* _Data segment_:
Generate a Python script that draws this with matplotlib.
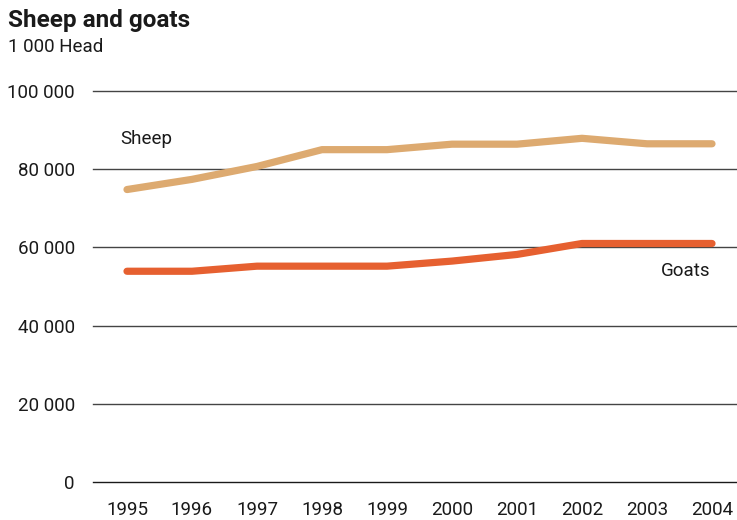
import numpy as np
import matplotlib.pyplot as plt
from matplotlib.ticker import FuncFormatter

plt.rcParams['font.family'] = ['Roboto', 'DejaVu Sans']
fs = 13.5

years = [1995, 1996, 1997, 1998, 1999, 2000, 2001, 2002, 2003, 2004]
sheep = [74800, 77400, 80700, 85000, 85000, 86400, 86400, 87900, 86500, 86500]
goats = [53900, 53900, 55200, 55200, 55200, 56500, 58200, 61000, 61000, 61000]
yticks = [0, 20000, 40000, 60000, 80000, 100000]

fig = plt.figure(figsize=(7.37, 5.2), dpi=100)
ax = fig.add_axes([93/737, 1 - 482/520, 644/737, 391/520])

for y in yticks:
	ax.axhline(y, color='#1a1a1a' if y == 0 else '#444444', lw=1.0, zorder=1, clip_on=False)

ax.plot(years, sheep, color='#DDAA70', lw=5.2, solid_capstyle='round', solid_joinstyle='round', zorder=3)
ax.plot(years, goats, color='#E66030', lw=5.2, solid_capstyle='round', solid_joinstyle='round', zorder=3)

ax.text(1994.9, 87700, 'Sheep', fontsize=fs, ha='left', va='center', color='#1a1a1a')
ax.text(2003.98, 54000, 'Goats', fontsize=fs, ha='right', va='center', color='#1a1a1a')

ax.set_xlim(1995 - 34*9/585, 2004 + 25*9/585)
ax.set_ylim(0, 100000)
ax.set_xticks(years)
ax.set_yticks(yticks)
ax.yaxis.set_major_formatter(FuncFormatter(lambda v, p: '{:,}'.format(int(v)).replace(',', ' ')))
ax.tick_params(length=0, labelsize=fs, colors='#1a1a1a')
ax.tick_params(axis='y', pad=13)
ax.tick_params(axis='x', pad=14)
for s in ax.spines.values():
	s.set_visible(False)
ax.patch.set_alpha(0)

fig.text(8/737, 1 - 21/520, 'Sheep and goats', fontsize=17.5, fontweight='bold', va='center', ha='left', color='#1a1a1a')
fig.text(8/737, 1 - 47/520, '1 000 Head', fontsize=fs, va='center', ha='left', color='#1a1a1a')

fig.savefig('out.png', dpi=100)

* _Description of the task_:
Output a faithful copy of the data, with each picture left out.

* _Response for this exercise_:
Generate a Python script that draws this with matplotlib.
import numpy as np
import matplotlib.pyplot as plt
from matplotlib.ticker import FuncFormatter

plt.rcParams['font.family'] = ['Roboto', 'DejaVu Sans']
fs = 13.5

years = [1995, 1996, 1997, 1998, 1999, 2000, 2001, 2002, 2003, 2004]
sheep = [74800, 77400, 80700, 85000, 85000, 86400, 86400, 87900, 86500, 86500]
goats = [53900, 53900, 55200, 55200, 55200, 56500, 58200, 61000, 61000, 61000]
yticks = [0, 20000, 40000, 60000, 80000, 100000]

fig = plt.figure(figsize=(7.37, 5.2), dpi=100)
ax = fig.add_axes([93/737, 1 - 482/520, 644/737, 391/520])

for y in yticks:
	ax.axhline(y, color='#1a1a1a' if y == 0 else '#444444', lw=1.0, zorder=1, clip_on=False)

ax.plot(years, sheep, color='#DDAA70', lw=5.2, solid_capstyle='round', solid_joinstyle='round', zorder=3)
ax.plot(years, goats, color='#E66030', lw=5.2, solid_capstyle='round', solid_joinstyle='round', zorder=3)

ax.text(1994.9, 87700, 'Sheep', fontsize=fs, ha='left', va='center', color='#1a1a1a')
ax.text(2003.98, 54000, 'Goats', fontsize=fs, ha='right', va='center', color='#1a1a1a')

ax.set_xlim(1995 - 34*9/585, 2004 + 25*9/585)
ax.set_ylim(0, 100000)
ax.set_xticks(years)
ax.set_yticks(yticks)
ax.yaxis.set_major_formatter(FuncFormatter(lambda v, p: '{:,}'.format(int(v)).replace(',', ' ')))
ax.tick_params(length=0, labelsize=fs, colors='#1a1a1a')
ax.tick_params(axis='y', pad=13)
ax.tick_params(axis='x', pad=14)
for s in ax.spines.values():
	s.set_visible(False)
ax.patch.set_alpha(0)

fig.text(8/737, 1 - 21/520, 'Sheep and goats', fontsize=17.5, fontweight='bold', va='center', ha='left', color='#1a1a1a')
fig.text(8/737, 1 - 47/520, '1 000 Head', fontsize=fs, va='center', ha='left', color='#1a1a1a')

fig.savefig('out.png', dpi=100)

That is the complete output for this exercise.